Your independent broker will be invaluable in advising you on the feasibility of an appeal or exploring state-specific assigned risk plans. They can guide you through the complexities of these last-resort options.

For further reading on managing business risk, consider resources from organizations like Harvard Business Review, which often publish articles on operational resilience and risk mitigation strategies.

Frequently Asked Questions (FAQ)

Q: How long will I be considered "high-risk" after a denial? A: The "high-risk" label isn't permanent. It's tied to your current risk profile. By implementing the strategies discussed (improving driver records, enhancing safety, stable claims history), you can typically improve your standing within 12-24 months. Some specialty carriers might even offer a path to the standard market after a year of clean operations.

Q: Can I just switch to personal auto insurance for my commercial vehicles? A: Absolutely not. This is a critical mistake. Personal auto insurance policies explicitly exclude commercial use. If you use a vehicle for business and have an accident, your personal policy will deny the claim, leaving you completely exposed to massive financial and legal liabilities. Always secure legitimate commercial auto coverage for business operations.

Q: Will my premiums always be higher if I'm considered high-risk? A: Initially, yes, premiums will likely be higher with non-standard carriers. However, as you demonstrate a sustained commitment to risk mitigation (e.g., clean loss runs, telematics data showing improved driver behavior), you can work with your broker to explore moving back to standard markets or negotiating lower rates with your current specialty carrier. It's a journey, not a static state.

Q: What if I have a new business with no prior commercial auto history? Can I still be denied as "high-risk"? A: Yes, even new businesses can be deemed high-risk. Factors like the industry type, the experience level of your drivers, the specific vehicles used, and your geographic operating area can all contribute to an initial high-risk assessment, even without a claims history. This emphasizes the importance of a strong safety plan from day one.

Q: What role does my credit score play in commercial auto insurance? A: While less direct than driver history, a business owner's credit score (or a business credit score, if applicable) can sometimes be a factor in underwriting, especially for smaller businesses. Insurers may view a strong financial history as an indicator of overall business stability and responsibility. However, it's typically a secondary factor compared to operational risks.
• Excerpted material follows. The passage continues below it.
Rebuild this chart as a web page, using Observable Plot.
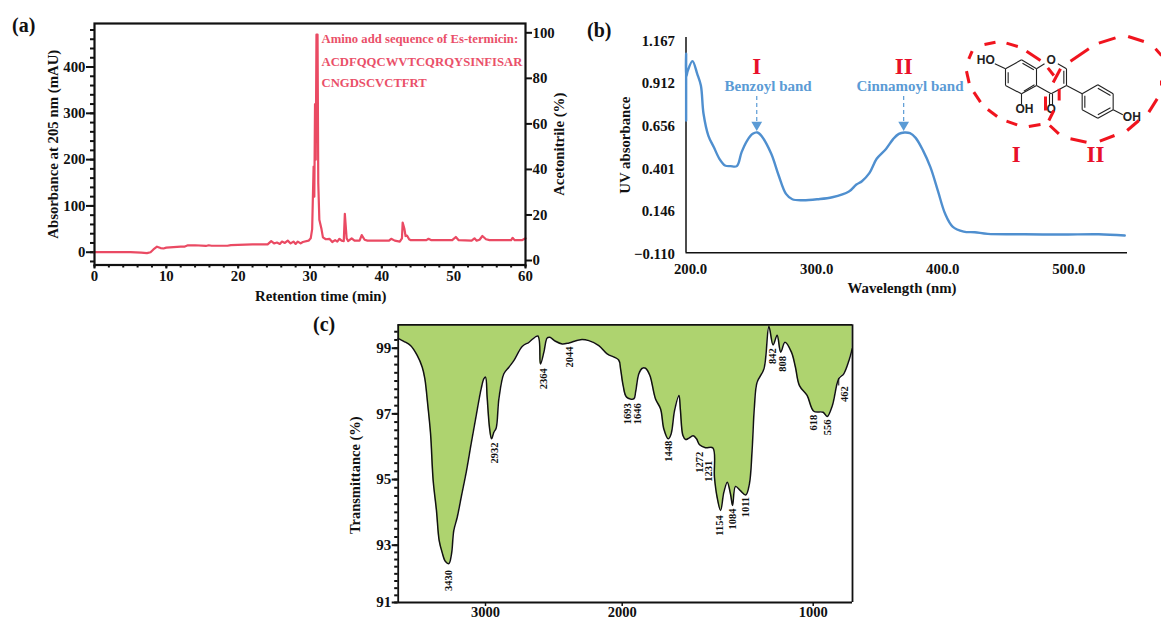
<!DOCTYPE html>
<html><head><meta charset="utf-8">
<script src="https://cdn.jsdelivr.net/npm/d3@7"></script>
<script src="https://cdn.jsdelivr.net/npm/@observablehq/plot@0.6"></script>
<style>
html,body{margin:0;padding:0;background:#fff}
#page{position:relative;width:1161px;height:619px;overflow:hidden;font-family:"Liberation Serif",serif;font-weight:bold}
.panel{position:absolute}
.panel svg{display:block;overflow:visible}
.tag{position:absolute;font-size:20px;color:#111;line-height:1}
</style></head><body>
<div id="page"></div>
<script>
// Panel (a): HPLC chromatogram [retention time (min), absorbance (mAU)]
const hplc=[[0,0],[5,0],[6.5,-1],[7.3,-2],[7.8,0],[8.2,6],[8.7,12],[9.2,9],[9.6,8],[10,10],[11,11],[12,12],[12.5,12],[13,15],[14,15],[15.5,13.5],[15.9,15],[16.3,14],[18.5,14],[19,15.5],[21,16.5],[22,17],[24.1,17],[24.6,24],[25,19],[25.4,21],[25.8,18],[26.1,23],[26.5,20],[26.9,25],[27.3,19],[27.7,23],[28,18],[28.3,23],[28.7,19],[29,22],[29.8,25],[30.1,30],[30.3,50],[30.5,185],[30.6,120],[30.7,320],[30.8,200],[30.9,470],[31.05,470],[31.15,150],[31.3,70],[31.6,50],[31.8,32],[32.2,28],[32.7,29],[33.1,22],[33.5,26],[33.8,23],[34.1,29],[34.4,25],[34.7,24],[34.85,83],[35.1,30],[35.3,24],[35.8,30],[36.2,25],[36.9,25],[37.2,37],[37.6,27],[38,25],[41,25],[41.3,29],[41.8,25],[42.5,23],[42.8,30],[42.9,64],[43.15,50],[43.3,35],[43.5,36],[43.8,28],[44,26],[46.2,26],[46.5,29],[46.9,26],[49.8,26],[50.3,33],[50.7,26],[52.5,25],[52.9,30],[53.2,25],[53.6,27],[54,35],[54.5,28],[55,26],[58,26],[58.2,31],[58.5,26],[59.5,26],[60,30]];
const hplcXTicks=[0,10,20,30,40,50,60];
const hplcYTicks=[0,100,200,300,400];
const acnTicks=[0,20,40,60,80,100];
const sequenceText=["Amino add sequence of Es-termicin:","ACDFQQCWVTCQRQYSINFISAR","CNGDSCVCTFRT"];
const sequenceY=[461,412,366];
// Panel (b): UV spectrum [wavelength (nm), absorbance]
const uv=[[196.5,0.691],[196.5,1.09],[196.5,0.95],[197.9,0.99],[201.5,1.046],[205.3,0.97],[208.2,0.9],[210.3,0.731],[214.1,0.601],[218.5,0.531],[222.9,0.462],[227.3,0.422],[231.7,0.418],[236.7,0.418],[240.5,0.502],[244.9,0.571],[249.3,0.611],[253.1,0.619],[256.6,0.595],[264,0.492],[269.9,0.362],[275.7,0.252],[280.7,0.22],[288.9,0.214],[300.7,0.22],[312.4,0.232],[325.6,0.266],[331.5,0.308],[335.9,0.328],[341.8,0.376],[347.6,0.462],[355,0.521],[360.8,0.581],[365.2,0.611],[369.6,0.619],[374,0.615],[378.5,0.587],[384.3,0.512],[390.2,0.412],[396.1,0.272],[401.9,0.133],[407.8,0.057],[416.6,0.027],[425.4,0.023],[435.7,0.013],[465,0.011],[494.4,0.009],[523.7,0.011],[544.3,0.003]];
const uvXTicks=[200,300,400,500];
const uvYTicks=[-0.11,0.146,0.401,0.656,0.912,1.167];
const bandNames=["Benzoyl band","Cinnamoyl band"];
const bandRoman=["I","II"];
const bandPeak=[252.5,369];
const bandTextX=[261.5,374];
// Panel (c): FTIR spectrum [wavenumber axis position, transmittance]
const ftir=[[3639,99.3],[3598,99.21],[3549,99.08],[3500,98.78],[3463,98.42],[3444,98.07],[3422,97.25],[3402,96.39],[3383,94.97],[3359,94.06],[3339,93.14],[3317,92.74],[3293,92.43],[3268,92.36],[3249,92.69],[3232,93.45],[3207,93.85],[3178,94.46],[3139,95.27],[3105,96.09],[3066,97],[3032,97.76],[3012,98.07],[3000,98.12],[2988,97.51],[2971,96.59],[2956,96.24],[2939,96.44],[2922,96.57],[2902,97.46],[2866,98.22],[2829,98.42],[2793,98.62],[2732,99.05],[2683,99.18],[2617,99.37],[2598,98.52],[2573,98.88],[2549,99.31],[2529,99.33],[2488,99.21],[2439,99.13],[2390,99.16],[2305,99.26],[2244,99.23],[2171,99.08],[2110,98.83],[2026,98.64],[2012,98.37],[1995,97.86],[1977,97.51],[1939,97.46],[1930,97.66],[1913,98.22],[1895,98.39],[1878,98.39],[1855,98.17],[1826,97.46],[1799,97.15],[1782,96.54],[1759,96.24],[1744,96.39],[1726,97.1],[1703,97.56],[1695,97.1],[1682,96.34],[1668,96.22],[1651,96.26],[1628,96.33],[1611,96.24],[1595,96.06],[1564,95.97],[1525,95.96],[1517,95.07],[1503,94.46],[1485,94.06],[1468,94.61],[1450,94.92],[1433,94.56],[1422,94.21],[1407,94.79],[1381,94.66],[1353,94.53],[1334,94.87],[1320,95.88],[1308,97.2],[1294,97.96],[1258,98.37],[1232,99.66],[1210,99.1],[1189,99.39],[1170,98.88],[1148,99.18],[1114,98.88],[1093,98.42],[1072,97.86],[1032,97.56],[997,97.08],[948,97.05],[927,96.92],[900,97.25],[866,98.07],[840,98.22],[813,98.62],[796,98.98]];
const ftirXTicks=[3000,2000,1000];
const ftirYTicks=[91,93,95,97,99];
const peakNames=["3430","2932","2364","2044","1693","1646","1448","1272","1231","1154","1084","1011","842","808","618","556","462"];
const peakX=[3268,2934,2573,2383,1974,1918,1757,1597,1548,1489,1424,1354,1215,1159,996,923,835];
const peakY=[91.77,95.81,98.07,98.73,97,97,95.86,95.53,95.25,93.6,93.8,94.16,98.76,98.52,96.73,96.59,97.6];
// Flavone structure drawing, in its own drawing units
const bonds=[[135,115,183,88],[183,88,228,115],[228,115,228,165],[228,165,183,190],[183,190,135,165],[135,165,135,115],[143,125,143,158],[186,98,220,118],[190,182,222,163],[228,115,252,100],[292,100,318,115],[318,115,318,165],[310,121,310,160],[318,165,272,190],[272,190,228,165],[267,190,267,226],[276,190,276,226],[103,100,135,115],[183,190,183,222],[318,165,365,190],[365,190,412,163],[412,163,458,190],[458,190,458,238],[458,238,412,263],[412,263,365,238],[365,238,365,190],[373,196,373,232],[412,173,450,195],[412,253,450,232],[458,238,487,253]];
const atoms=[["HO",76,88],["O",272,88],["OH",192,237],["O",272,237],["OH",514,260]];
const redDashes=[[72,42,105,35],[138,38,172,48],[198,62,240,90],[262,112,280,135],[300,115,278,156],[35,62,25,85],[18,122,26,158],[40,185,60,215],[82,237,110,258],[138,272,170,283],[205,288,240,282],[255,198,255,240],[296,175,296,210],[330,92,385,55],[415,38,465,22],[503,18,550,33],[585,55,603,75],[603,150,603,165],[590,205,565,245],[535,270,500,300],[462,315,418,332],[378,335,330,325],[295,310,268,285],[265,270,280,240]];
const structRoman=[["I",167,372],["II",405,372]];

const page=document.getElementById("page");
const ink="#111";
function place(svg,left,top){const d=document.createElement("div");d.className="panel";d.style.left=left+"px";d.style.top=top+"px";d.appendChild(svg);page.appendChild(d);}
function tag(t,l,tp){const s=document.createElement("div");s.className="tag";s.textContent=t;s.style.left=l+"px";s.style.top=tp+"px";page.appendChild(s);}
const rootStyle=fs=>({fontFamily:"'Liberation Serif',serif",fontWeight:"bold",fontSize:fs+"px",color:ink,background:"transparent"});
const seq=(a,b,s)=>d3.range(a,b+s/2,s);

// (a)
const acnToMau=p=>-17.9+4.918*p;
place(Plot.plot({
  width:580,height:310,marginLeft:94,marginRight:55,marginTop:23,marginBottom:45.5,
  style:rootStyle(14.8),
  x:{domain:[0,60]},y:{domain:[-27.6,494]},
  marks:[
    Plot.axisY(seq(-20,480,20),{anchor:"left",tickSize:4,tickFormat:()=>"",label:null,stroke:ink,strokeWidth:2}),
    Plot.axisY(hplcYTicks,{anchor:"left",tickSize:8,tickPadding:1,stroke:ink,strokeWidth:2,label:"Absorbance at 205 nm (mAU)",labelAnchor:"center",labelArrow:"none",labelOffset:47}),
    Plot.axisY(acnTicks.map(acnToMau),{anchor:"right",tickSize:6,tickPadding:1,stroke:ink,strokeWidth:2,tickFormat:(d,i)=>String(acnTicks[i]),label:"Acetonitrile (%)",labelAnchor:"center",labelArrow:"none",labelOffset:38}),
    Plot.axisX(seq(0,60,2),{anchor:"bottom",tickSize:3,tickFormat:()=>"",label:null,stroke:ink,strokeWidth:2}),
    Plot.axisX(hplcXTicks,{anchor:"bottom",tickSize:4,tickPadding:1,stroke:ink,strokeWidth:2,label:null}),
    Plot.text(["Retention time (min)"],{x:()=>31.5,y:()=>-27.6,dy:31,text:d=>d}),
    Plot.line(hplc,{x:d=>d[0],y:d=>d[1],stroke:"#ea4a63",strokeWidth:2.2}),
    Plot.text(sequenceText,{x:()=>31.6,y:(d,i)=>sequenceY[i],text:d=>d,textAnchor:"start",fill:"#ea5069",fontSize:12.7,fontWeight:"bold"}),
    Plot.frame({stroke:ink,strokeWidth:2.2})
  ]}),0,0);
tag("(a)",12,15);

// (b)
place(Plot.plot({
  width:581,height:300,marginLeft:105.5,marginRight:34,marginTop:27,marginBottom:57.7,
  style:rootStyle(14.8),
  x:{domain:[196.4,546.5]},y:{domain:[-0.10,1.187]},
  marks:[
    Plot.axisY(uvYTicks,{anchor:"left",tickSize:0,tickPadding:11,tickFormat:d3.format(".3f"),label:"UV absorbance",labelAnchor:"center",labelArrow:"none",labelOffset:67}),
    Plot.axisX(uvXTicks,{anchor:"bottom",tickSize:0,tickPadding:11,tickFormat:d3.format(".1f"),label:null}),
    Plot.text(["Wavelength (nm)"],{x:()=>367.7,y:()=>-0.10,dy:35.7,text:d=>d}),
    Plot.ruleX([196.4],{stroke:ink,strokeWidth:1.5}),
    Plot.ruleY([-0.10],{stroke:ink,strokeWidth:1.5}),
    Plot.line(uv,{x:d=>d[0],y:d=>d[1],stroke:"#4f8fcf",strokeWidth:2.4,curve:"catmull-rom"}),
    Plot.text(bandRoman,{x:(d,i)=>bandPeak[i],y:()=>1.01,text:d=>d,fill:"#e8102a",fontSize:23,fontWeight:"bold"}),
    Plot.text(bandNames,{x:(d,i)=>bandTextX[i],y:()=>0.895,text:d=>d,fill:"#5b9bd5",fontSize:15,fontWeight:"bold"}),
    Plot.ruleX(bandPeak,{y1:0.835,y2:0.68,stroke:"#5b9bd5",strokeWidth:1.2,strokeDasharray:"4 3"}),
    Plot.dot(bandPeak,{x:d=>d,y:()=>0.665,symbol:"triangle",rotate:180,r:4,fill:"#5b9bd5",stroke:"none"})
  ]}),580,10);
tag("(b)",587,20);

// molecule drawing
place(Plot.plot({
  width:201,height:150,margin:0,
  style:{fontFamily:"'Liberation Serif',serif",background:"transparent",overflow:"visible"},
  x:{domain:[0,603],axis:null},y:{domain:[450,0],axis:null},
  marks:[
    Plot.link(bonds,{x1:d=>d[0],y1:d=>d[1],x2:d=>d[2],y2:d=>d[3],stroke:"#222",strokeWidth:1.1}),
    Plot.text(atoms,{x:d=>d[1],y:d=>d[2],text:d=>d[0],fill:"#222",fontSize:12,fontFamily:"'Liberation Sans',sans-serif"}),
    Plot.link(redDashes,{x1:d=>d[0],y1:d=>d[1],x2:d=>d[2],y2:d=>d[3],stroke:"#f0141e",strokeWidth:3}),
    Plot.text(structRoman,{x:d=>d[1],y:d=>d[2],text:d=>d[0],fill:"#e8102a",fontSize:23,fontWeight:"bold"})
  ]}),960,30);

// (c)
const T=310,yTop=99.71;
place(Plot.plot({
  width:1161,height:309,marginLeft:0,marginRight:0,marginTop:0,marginBottom:0,
  style:rootStyle(15),
  x:{type:"linear",domain:[3639,3000,2000,1000,794],range:[397.7,485,621.7,812.7,852]},
  y:{type:"linear",domain:[91,93,99,yTop],range:[602-T,544.7-T,347.7-T,324.3-T]},
  marks:[
    Plot.areaY(ftir,{x:d=>d[0],y1:()=>yTop,y2:d=>d[1],fill:"#aed36f",curve:"catmull-rom"}),
    Plot.line(ftir,{x:d=>d[0],y:d=>d[1],stroke:ink,strokeWidth:1.5,curve:"catmull-rom"}),
    Plot.axisY(seq(91,99.6,0.25),{anchor:"left",tickSize:3.5,tickFormat:()=>"",label:null,stroke:ink,strokeWidth:2,x:3639}),
    Plot.axisY(ftirYTicks,{anchor:"left",x:3639,tickSize:6,tickPadding:1,stroke:ink,strokeWidth:2,label:null}),
    Plot.axisX(ftirXTicks,{anchor:"bottom",y:91,tickSize:4,tickPadding:0,stroke:ink,strokeWidth:1.5,label:null,tickFormat:d=>String(d),fontSize:14.5}),
    Plot.text(["Transmittance (%)"],{x:()=>3639,y:()=>95.13,dx:-43,rotate:-90,text:d=>d,fontSize:14.5}),
    Plot.ruleX([3639,794],{y1:91,y2:yTop,stroke:ink,strokeWidth:1.8}),
    Plot.ruleY([91,yTop],{x1:3639,x2:794,stroke:ink,strokeWidth:1.8}),
    Plot.ruleX([866],{y1:98.07,y2:97.85,stroke:ink,strokeWidth:1}),
    Plot.text(peakNames,{x:(d,i)=>peakX[i],y:(d,i)=>peakY[i],text:d=>d,rotate:-90,fontSize:10.5,fontWeight:"bold",fill:ink})
  ]}),0,T);
tag("(c)",313,314);
</script>
</body></html>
Key Takeaways and Final Thoughts

  • A denial for commercial auto coverage due to high risk is a setback, not a permanent roadblock.
  • Proactively understand the specific reasons for denial and address them systematically.
  • Leverage an experienced independent insurance broker; they are your most valuable asset in this situation.
  • Invest in robust driver safety programs and modern telematics technology to demonstrably mitigate risk.
  • Be prepared to present a comprehensive, data-backed case to underwriters, highlighting your commitment to safety.
  • Explore non-standard carriers and, if necessary, state-assigned risk plans as viable alternatives.

Navigating a commercial auto insurance denial can be daunting, but with the right strategy, perseverance, and expert guidance, your business can secure the essential protection it needs. Remember, insurance is about managing risk, and by actively demonstrating your commitment to safety and operational excellence, you transform your profile from a liability to an insurable asset. Don't give up; take these steps, and drive your business forward with confidence.